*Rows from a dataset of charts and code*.

--------------------------------

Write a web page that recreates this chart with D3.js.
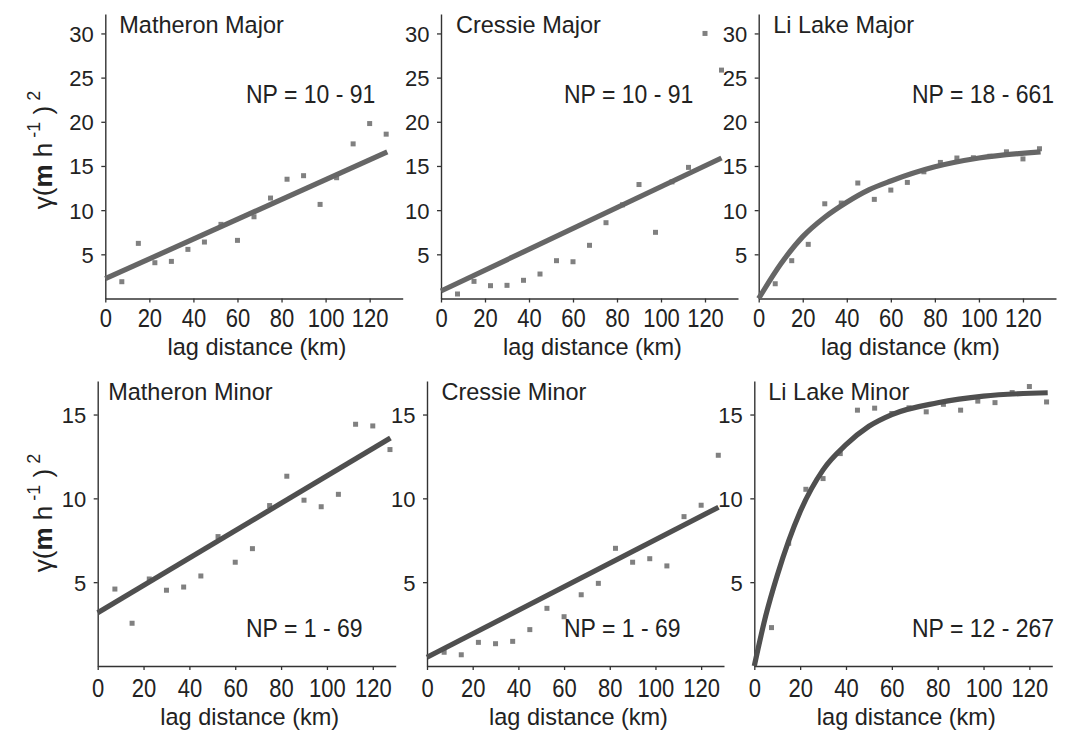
<!DOCTYPE html>
<html>
<head>
<meta charset="utf-8">
<script src="https://cdn.jsdelivr.net/npm/d3@7"></script>
<style>
  html, body { margin: 0; padding: 0; background: #fff; }
  svg { display: block; font-family: "Liberation Sans", Arial, sans-serif; }
</style>
</head>
<body>
<svg id="chart" width="1067" height="736"></svg>
<script>
// Lag bin centres (km) shared by all six empirical variograms
const lags = [7.5, 15, 22.5, 30, 37.5, 45, 52.5, 60, 67.5, 75, 82.5, 90, 97.5, 105, 112.5, 120, 127.5];

// Empirical semivariance, (m h^-1)^2
const matheronMajor = [1.9, 6.24, 4.05, 4.2, 5.56, 6.39, 8.39, 6.58, 9.25, 11.37, 13.5, 13.9, 10.65, 13.67, 17.5, 19.8, 18.6];
const cressieMajor  = [0.51, 1.94, 1.45, 1.49, 2.06, 2.77, 4.28, 4.16, 6.02, 8.58, 10.6, 12.9, 7.49, 13.2, 14.84, 30.0, 25.85];
const liLakeMajor   = [1.67, 4.28, 6.13, 10.72, 10.8, 13.07, 11.22, 12.27, 13.14, 14.34, 15.4, 15.9, 15.93, 16.1, 16.6, 15.8, 16.95];
const matheronMinor = [4.59, 2.55, 5.19, 4.52, 4.71, 5.37, 7.72, 6.19, 7.0, 9.57, 11.32, 9.89, 9.5, 10.24, 14.42, 14.32, 12.91];
const cressieMinor  = [0.82, 0.67, 1.41, 1.33, 1.47, 2.17, 3.44, 2.94, 4.25, 4.93, 7.02, 6.19, 6.4, 5.97, 8.91, 9.59, 12.57];
const liLakeMinor   = [2.29, 7.32, 10.54, 11.18, 12.67, 15.26, 15.38, 15.06, 15.4, 15.16, 15.61, 15.26, 15.8, 15.71, 16.31, 16.67, 15.75];

// Fitted variogram models, as [lag, semivariance] pairs
const matheronMajorFit = [[0, 2.24], [128, 16.6]];
const cressieMajorFit  = [[0, 0.85], [127.5, 15.9]];
const liLakeMajorFit   = [[0, 0], [10, 3.9], [20, 7.0], [30, 9.2], [40, 10.9], [50, 12.3], [60, 13.3], [80, 14.9], [100, 15.9], [128, 16.6]];
const matheronMinorFit = [[0, 3.18], [127.7, 13.6]];
const cressieMinorFit  = [[0, 0.52], [127.6, 9.47]];
const liLakeMinorFit   = [[0, 0], [5, 3.0], [10, 5.4], [20, 9.2], [30, 11.7], [40, 13.2], [50, 14.3], [60, 15.0], [80, 15.7], [100, 16.1], [128, 16.3]];

// Panel titles and pair-count annotations
const titles = ["Matheron Major", "Cressie Major", "Li Lake Major", "Matheron Minor", "Cressie Minor", "Li Lake Minor"];
const npLabels = ["NP = 10 - 91", "NP = 10 - 91", "NP = 18 - 661", "NP = 1 - 69", "NP = 1 - 69", "NP = 12 - 267"];

// Axis ticks
const xTicks = [0, 20, 40, 60, 80, 100, 120];
const yTicksMajor = [5, 10, 15, 20, 25, 30];
const yTicksMinor = [5, 10, 15];

const pointSeries = [matheronMajor, cressieMajor, liLakeMajor, matheronMinor, cressieMinor, liLakeMinor];
const fitSeries = [matheronMajorFit, cressieMajorFit, liLakeMajorFit, matheronMinorFit, cressieMinorFit, liLakeMinorFit];

// ---- layout ----
const rows = [
  { top: 14, bottom: 298.5, yMax: 32.2, ticks: yTicksMajor, xMax: 135, tickBase: 327, titleBase: 354.5, labelBase: 32.7, npBase: 103, ylabY: 150, lineColor: "#666666" },
  { top: 381, bottom: 666, yMax: 17, ticks: yTicksMinor, xMax: 130, tickBase: 697, titleBase: 724.5, labelBase: 399.5, npBase: 637, ylabY: 513, lineColor: "#4f4f4f" }
];
const panels = [
  { row: 0, x0: 105.3, x1: 402.7, npX: 246, titleDx: 14 },
  { row: 0, x0: 441,   x1: 738,   npX: 564, titleDx: 15 },
  { row: 0, x0: 758.7, x1: 1056,  npX: 912, titleDx: 14.5 },
  { row: 1, x0: 97.7,  x1: 395.7, npX: 246, titleDx: 10.5 },
  { row: 1, x0: 427,   x1: 724,   npX: 564, titleDx: 14.5 },
  { row: 1, x0: 754.3, x1: 1052.3, npX: 912, titleDx: 14 }
];

const svg = d3.select("#chart");
const textColor = "#222";
const axisColor = "#333";

function addText(g, str, x, y, size, sy, anchor) {
  return g.append("text")
    .attr("transform", `translate(${x},${y}) scale(1,${sy})`)
    .attr("font-size", size)
    .attr("fill", textColor)
    .attr("text-anchor", anchor || "start")
    .text(str);
}

panels.forEach((p, i) => {
  const r = rows[p.row];
  const x = d3.scaleLinear().domain([0, r.xMax]).range([p.x0, p.x1]);
  const y = d3.scaleLinear().domain([0, r.yMax]).range([r.bottom, r.top]);
  const g = svg.append("g");

  // x axis
  const xa = g.append("g")
    .attr("transform", `translate(0,${r.bottom})`)
    .call(d3.axisBottom(x).tickValues(xTicks).tickSize(4).tickSizeOuter(0));
  xa.selectAll("text")
    .attr("y", null).attr("dy", null)
    .attr("transform", `translate(0,${r.tickBase - r.bottom}) scale(1,1.15)`)
    .attr("font-size", 22).attr("font-family", "Liberation Sans, Arial, sans-serif")
    .attr("fill", textColor);

  // y axis
  const ya = g.append("g")
    .attr("transform", `translate(${p.x0},0)`)
    .call(d3.axisLeft(y).tickValues(r.ticks).tickSize(4).tickSizeOuter(0));
  ya.selectAll("text")
    .attr("x", -11.5).attr("dy", "0.36em")
    .attr("font-size", 22).attr("font-family", "Liberation Sans, Arial, sans-serif")
    .attr("fill", textColor);

  [xa, ya].forEach(a => {
    a.select(".domain").attr("stroke", axisColor).attr("stroke-width", 1.4);
    a.selectAll(".tick line").attr("stroke", axisColor).attr("stroke-width", 1.3);
  });

  // empirical semivariance points
  g.append("g").selectAll("rect")
    .data(lags.map((h, k) => [h, pointSeries[i][k]]))
    .join("rect")
    .attr("x", d => x(d[0]) - 2.5)
    .attr("y", d => y(d[1]) - 2.5)
    .attr("width", 5).attr("height", 5)
    .attr("fill", "#808080");

  // fitted model
  const line = d3.line()
    .x(d => x(d[0])).y(d => y(d[1]))
    .curve(d3.curveMonotoneX);
  g.append("path")
    .datum(fitSeries[i])
    .attr("d", line)
    .attr("fill", "none")
    .attr("stroke", r.lineColor)
    .attr("stroke-width", 5.2)
    .attr("stroke-linecap", "butt");

  // titles and annotations
  addText(g, titles[i], p.x0 + p.titleDx, r.labelBase, 23.5, 1.05);
  addText(g, npLabels[i], p.npX, r.npBase, 23, 1.11);
  addText(g, "lag distance (km)", (p.x0 + p.x1) / 2 + 3, r.titleBase, 23.5, 1.04, "middle");
});

// y axis labels on the left-hand panels
rows.forEach(r => {
  const t = svg.append("text")
    .attr("transform", `translate(52,${r.ylabY}) rotate(-90)`)
    .attr("text-anchor", "middle")
    .attr("font-size", 26)
    .attr("fill", textColor);
  t.append("tspan").text("\u03b3(");
  t.append("tspan").attr("font-weight", "bold").text("m");
  t.append("tspan").text(" h");
  t.append("tspan").attr("font-size", 18).attr("dy", -12).text(" -1");
  t.append("tspan").attr("dy", 12).text(" )");
  t.append("tspan").attr("font-size", 18).attr("dy", -12).text(" 2");
});
</script>
</body>
</html>
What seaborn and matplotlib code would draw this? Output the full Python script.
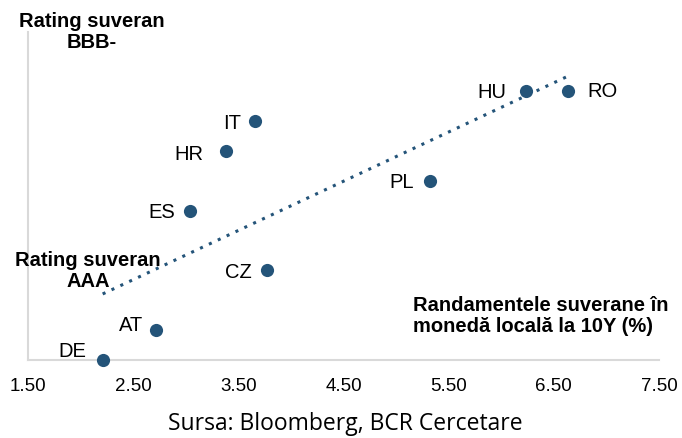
import numpy as np
import pandas as pd
import matplotlib.pyplot as plt
import seaborn as sns

# Countries, 10Y local-currency yields (%) and sovereign rating notch (0 = AAA ... 9 = BBB-)
countries = ['DE', 'AT', 'ES', 'HR', 'IT', 'CZ', 'PL', 'HU', 'RO']
yields = [2.21, 2.72, 3.04, 3.38, 3.66, 3.77, 5.32, 6.24, 6.63]
rating_notch = [0, 1, 5, 7, 8, 3, 6, 9, 9]
x_ticks = [1.5, 2.5, 3.5, 4.5, 5.5, 6.5, 7.5]

df = pd.DataFrame({'country': countries, 'yield': yields, 'rating': rating_notch})

sns.set_style('white')
plt.rcParams['font.family'] = ['Liberation Sans', 'DejaVu Sans']
plt.rcParams['text.color'] = 'black'

blue = '#245479'
fig = plt.figure(figsize=(6.82, 4.39), dpi=100)
ax = fig.add_axes([28 / 682, 1 - 361 / 439, (659 - 28) / 682, (361 - 33) / 439])

sns.regplot(data=df, x='yield', y='rating', scatter=False, ci=None, ax=ax,
            line_kws={'color': blue, 'linestyle': (0, (1, 2.2)), 'linewidth': 2.2})
sns.scatterplot(data=df, x='yield', y='rating', color=blue, s=90, edgecolor=blue,
                linewidth=0, ax=ax, clip_on=False, zorder=5)

# label offsets in pixels from the point centre
label_offsets = {'DE': (-16, 9), 'AT': (-13, 6), 'ES': (-15, -1), 'HR': (-22, -3),
                 'IT': (-14, -2), 'CZ': (-15, -1), 'PL': (-16, -1), 'HU': (-20, -1),
                 'RO': (20, 0)}
for c, xv, yv in zip(countries, yields, rating_notch):
    dx, dy = label_offsets[c]
    ax.annotate(c, (xv, yv), xytext=(dx, dy), textcoords='offset pixels',
                ha='left' if dx > 0 else 'right', va='center', fontsize=14.5, color='black')

ax.set_xlim(1.5, 7.5)
ax.set_ylim(0, 10.97)
ax.set_xticks(x_ticks)
ax.set_xticklabels([f'{t:.2f}' for t in x_ticks], fontsize=13.5, color='black')
ax.set_yticks([])
ax.set_xlabel('')
ax.set_ylabel('')
ax.tick_params(axis='x', length=0, pad=12)
for side in ['top', 'right']:
    ax.spines[side].set_visible(False)
for side in ['left', 'bottom']:
    ax.spines[side].set_color('#d9d9d9')
    ax.spines[side].set_linewidth(1.5)

fig.text(92 / 682, 1 - 32 / 439, 'Rating suveran\nBBB-', ha='center', va='center',
         fontsize=14.5, fontweight='bold', linespacing=1.15, color='black')
fig.text(88 / 682, 1 - 271 / 439, 'Rating suveran\nAAA', ha='center', va='center',
         fontsize=14.5, fontweight='bold', linespacing=1.15, color='black')
fig.text(413 / 682, 1 - 316 / 439, 'Randamentele suverane în\nmonedă locală la 10Y (%)',
         ha='left', va='center', fontsize=14.5, fontweight='bold', linespacing=1.15,
         color='black')
fig.text(345 / 682, 1 - 424 / 439, 'Sursa: Bloomberg, BCR Cercetare', ha='center',
         va='center', fontsize=16.5, family=['Open Sans', 'DejaVu Sans'], color='black')

fig.savefig('out.png', dpi=100)
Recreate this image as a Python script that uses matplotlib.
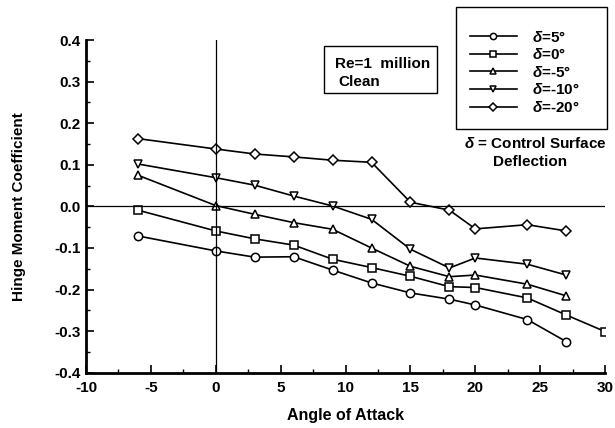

--------------------------------

*AIM OF THE TASK*. Please repeat exactly the data above from its first line to the line that contains "16.31, 16.67, 15.75];", inclusive, and leave every picture out.

*ANSWER TO THE TASK*.
Write a web page that recreates this chart with D3.js.
<!DOCTYPE html>
<html>
<head>
<meta charset="utf-8">
<script src="https://cdn.jsdelivr.net/npm/d3@7"></script>
<style>
  html, body { margin: 0; padding: 0; background: #fff; }
  svg { display: block; font-family: "Liberation Sans", Arial, sans-serif; }
</style>
</head>
<body>
<svg id="chart" width="1067" height="736"></svg>
<script>
// Lag bin centres (km) shared by all six empirical variograms
const lags = [7.5, 15, 22.5, 30, 37.5, 45, 52.5, 60, 67.5, 75, 82.5, 90, 97.5, 105, 112.5, 120, 127.5];

// Empirical semivariance, (m h^-1)^2
const matheronMajor = [1.9, 6.24, 4.05, 4.2, 5.56, 6.39, 8.39, 6.58, 9.25, 11.37, 13.5, 13.9, 10.65, 13.67, 17.5, 19.8, 18.6];
const cressieMajor  = [0.51, 1.94, 1.45, 1.49, 2.06, 2.77, 4.28, 4.16, 6.02, 8.58, 10.6, 12.9, 7.49, 13.2, 14.84, 30.0, 25.85];
const liLakeMajor   = [1.67, 4.28, 6.13, 10.72, 10.8, 13.07, 11.22, 12.27, 13.14, 14.34, 15.4, 15.9, 15.93, 16.1, 16.6, 15.8, 16.95];
const matheronMinor = [4.59, 2.55, 5.19, 4.52, 4.71, 5.37, 7.72, 6.19, 7.0, 9.57, 11.32, 9.89, 9.5, 10.24, 14.42, 14.32, 12.91];
const cressieMinor  = [0.82, 0.67, 1.41, 1.33, 1.47, 2.17, 3.44, 2.94, 4.25, 4.93, 7.02, 6.19, 6.4, 5.97, 8.91, 9.59, 12.57];
const liLakeMinor   = [2.29, 7.32, 10.54, 11.18, 12.67, 15.26, 15.38, 15.06, 15.4, 15.16, 15.61, 15.26, 15.8, 15.71, 16.31, 16.67, 15.75];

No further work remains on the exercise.